THE family of the late VERA Files trustee and journalism professor Lourdes “Chit” Estella-Simbulan and VERA Files launched Tuesday the Chit Estella Awards for Journalism.
The launching was timed with the commemoration of the 40th day of her death and her interment at the San Agustin Church columbarium.
Simbulan, a journalist of three decades, was known to the public by her byline “Chit Estella.” She was killed on the evening of May 13 when a Universal Guiding Star bus rammed the taxi she was in near the Ayala Technohub on Commonwealth Avenue, Quezon City.
VERA Files president Ellen Tordesillas, who unveiled the awards, said the Chit Estella Awards for Journalism will honor the year’s best journalistic report and photo essay in print and online—the media Simbulan worked in—starting next year. The awards are intended to keep alive the excellent and principled journalism Simbulan had always engaged in, she said.
The awarding will be held every August, Simbulan’s birth month. Simbulan would have been 54 on Aug. 19.
The award-giving body will be composed of veteran journalists and journalism teachers and trainers. At the time of her death, Simbulan was a journalism professor of the University of the Philippines-Diliman.

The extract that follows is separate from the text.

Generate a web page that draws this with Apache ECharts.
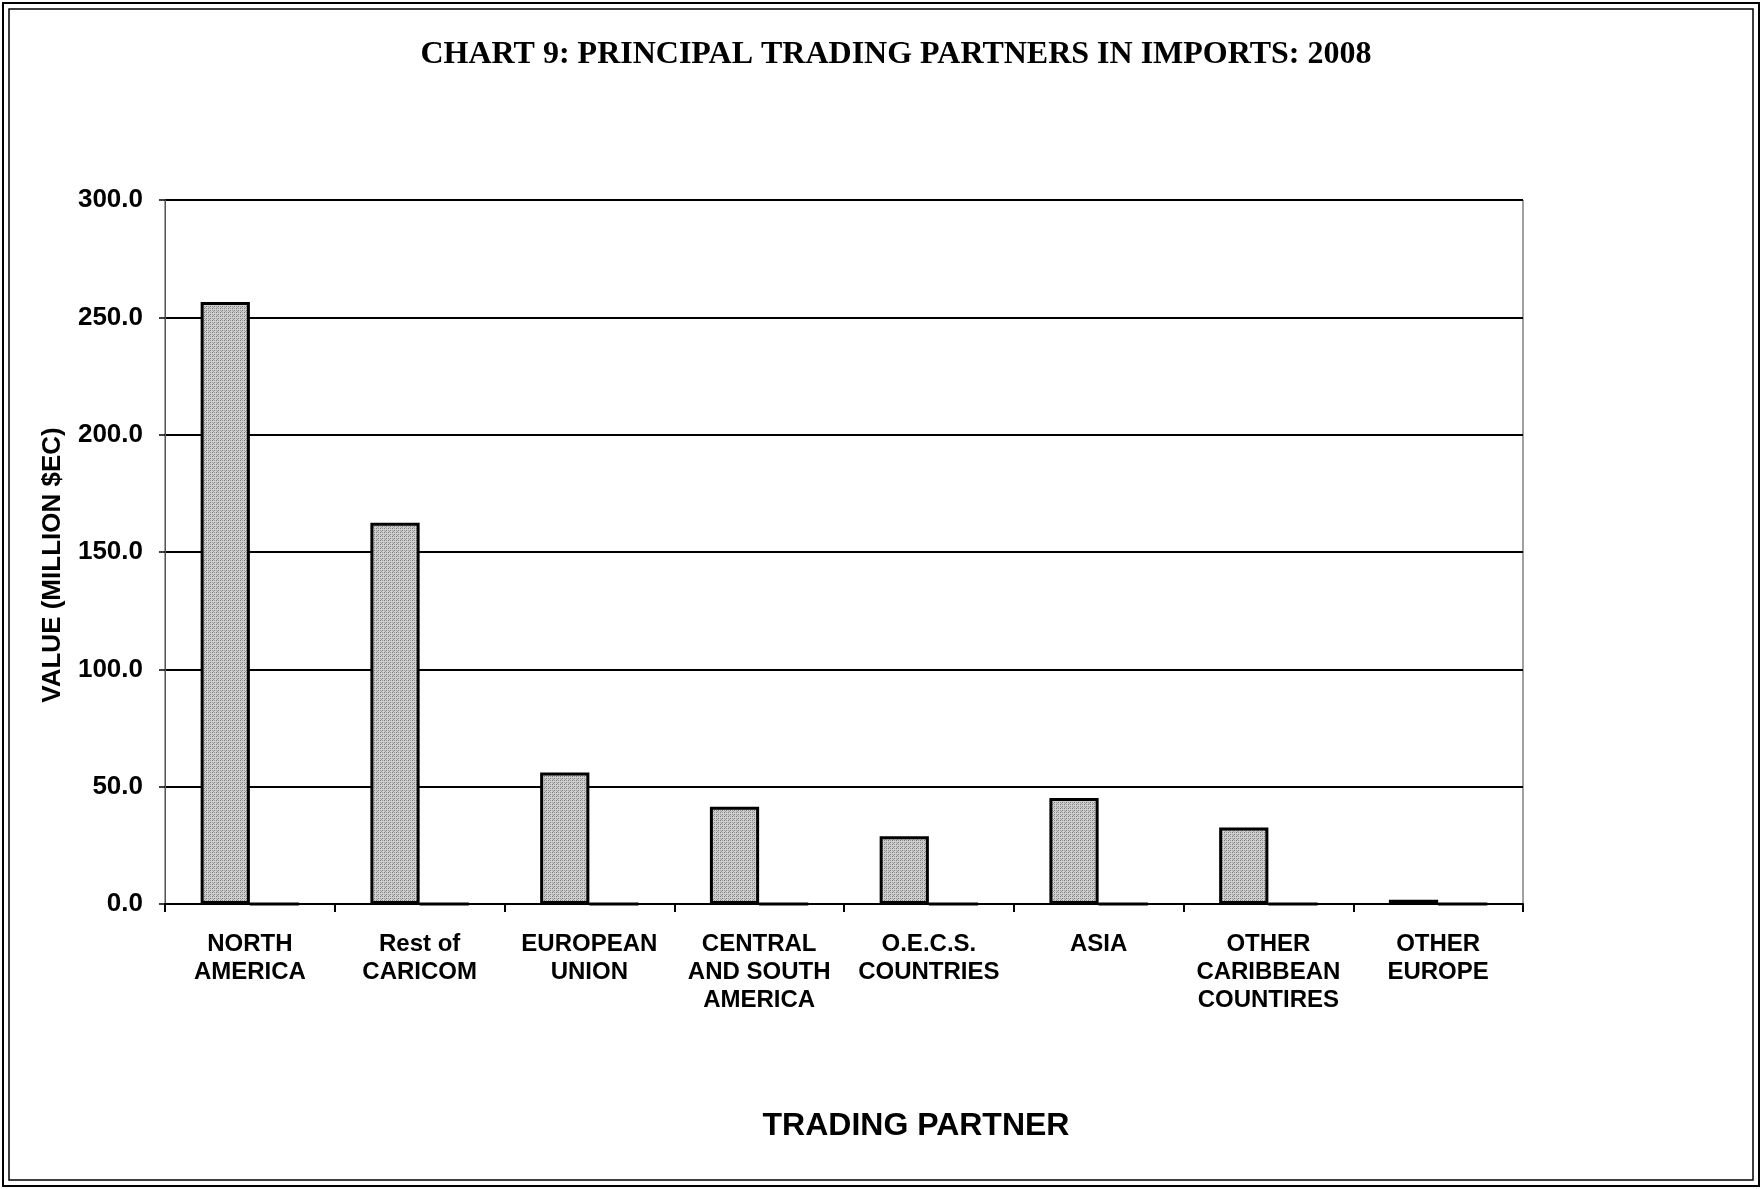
<!DOCTYPE html>
<html>
<head>
<meta charset="utf-8">
<title>Chart 9</title>
<script src="https://cdn.jsdelivr.net/npm/echarts@6/dist/echarts.min.js"></script>
<style>
  html, body { margin: 0; padding: 0; background: #fff; }
  #chart { width: 1762px; height: 1189px; }
</style>
</head>
<body>
<div id="chart"></div>
<script>
// data
const partners = [
    "NORTH\nAMERICA", "Rest of\nCARICOM", "EUROPEAN\nUNION", "CENTRAL\nAND SOUTH\nAMERICA",
    "O.E.C.S.\nCOUNTRIES", "ASIA", "OTHER\nCARIBBEAN\nCOUNTIRES", "OTHER\nEUROPE"
];
const imports2008 = [256.5, 162.5, 56.0, 41.4, 28.9, 45.2, 32.6, 1.8];
const emptySeries = [0, 0, 0, 0, 0, 0, 0, 0];
const yTicks = { min: 0, max: 300, interval: 50 };

// stippled grey fill like the scanned print
function makeStipple() {
    const c = document.createElement("canvas");
    c.width = 4;
    c.height = 4;
    const ctx = c.getContext("2d");
    ctx.fillStyle = "#cfcfcf";
    ctx.fillRect(0, 0, 4, 4);
    ctx.fillStyle = "#7a7a7a";
    ctx.fillRect(0, 0, 1, 1);
    ctx.fillRect(2, 2, 1, 1);
    ctx.fillStyle = "#9a9a9a";
    ctx.fillRect(2, 0, 1, 1);
    ctx.fillRect(0, 2, 1, 1);
    ctx.fillRect(1, 3, 1, 1);
    return c;
}

const chart = echarts.init(document.getElementById("chart"), null, { renderer: "canvas" });
const barStyle = {
    color: { image: makeStipple(), repeat: "repeat" },
    borderColor: "#000",
    borderWidth: 3
};

chart.setOption({
    backgroundColor: "#fff",
    animation: false,
    title: {
        text: "CHART 9: PRINCIPAL TRADING PARTNERS IN IMPORTS: 2008",
        left: 891,
        textAlign: "center",
        top: 34,
        textStyle: {
            fontFamily: "Liberation Serif",
            fontWeight: "bold",
            fontSize: 32,
            color: "#000"
        }
    },
    graphic: [
        { type: "rect", shape: { x: 3, y: 3, width: 1756, height: 1183 },
          style: { fill: null, stroke: "#000", lineWidth: 2 } },
        { type: "rect", shape: { x: 9, y: 9, width: 1744, height: 1171 },
          style: { fill: null, stroke: "#000", lineWidth: 1.5 } },
        { type: "rect", shape: { x: 165, y: 200, width: 1358, height: 704 },
          style: { fill: null, stroke: "#444", lineWidth: 1 } },
        { type: "text", x: 916, y: 1126,
          style: { text: "TRADING PARTNER", fontFamily: "Liberation Sans", fontWeight: "bold",
                   fontSize: 32, fill: "#000", align: "center", verticalAlign: "middle" } },
        { type: "text", x: 53, y: 565, rotation: Math.PI / 2,
          style: { text: "VALUE (MILLION $EC)", fontFamily: "Liberation Sans", fontWeight: "bold",
                   fontSize: 26, fill: "#000", align: "center", verticalAlign: "middle" } }
    ],
    grid: { left: 165, right: 239, top: 200, bottom: 285, containLabel: false },
    xAxis: {
        type: "category",
        data: partners,
        axisLine: { lineStyle: { color: "#000", width: 2 } },
        axisTick: { show: true, length: 8, lineStyle: { color: "#000", width: 2 } },
        axisLabel: {
            margin: 26,
            fontFamily: "Liberation Sans",
            fontWeight: "bold",
            fontSize: 24,
            lineHeight: 28,
            color: "#000",
            interval: 0
        }
    },
    yAxis: {
        type: "value",
        min: yTicks.min,
        max: yTicks.max,
        interval: yTicks.interval,
        axisLine: { show: true, lineStyle: { color: "#555", width: 1 } },
        axisTick: { show: true, length: 6, lineStyle: { color: "#000", width: 1.5 } },
        axisLabel: {
            margin: 22,
            formatter: v => v.toFixed(1),
            fontFamily: "Liberation Sans",
            fontWeight: "bold",
            fontSize: 26,
            color: "#000"
        },
        splitLine: { show: true, lineStyle: { color: "#000", width: 2 } }
    },
    series: [
        {
            name: "Imports 2008",
            type: "bar",
            data: imports2008,
            barGap: "0%",
            barCategoryGap: "42%",
            itemStyle: barStyle,
            z: 3
        },
        {
            name: "Other",
            type: "bar",
            data: emptySeries,
            barGap: "0%",
            barCategoryGap: "42%",
            itemStyle: barStyle,
            z: 3
        }
    ]
});
</script>
</body>
</html>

Simbulan’s family is providing the seed funding for the awards that will be administered by VERA Files in cooperation with a university. The mechanics of the awards are being finalized.
Earlier in the day, running priest Robert Reyes and Simbulan’s husband, Roland, led relatives, friends and students in a run on Commonwealth Avenue and Tandang Sora dubbed “Run for Road Safety, Justice for Chit Estella-Simbulan.”
The UP College of Mass Communication also unveiled a photo exhibit in honor of the veteran journalist. It will run till Aug. 19.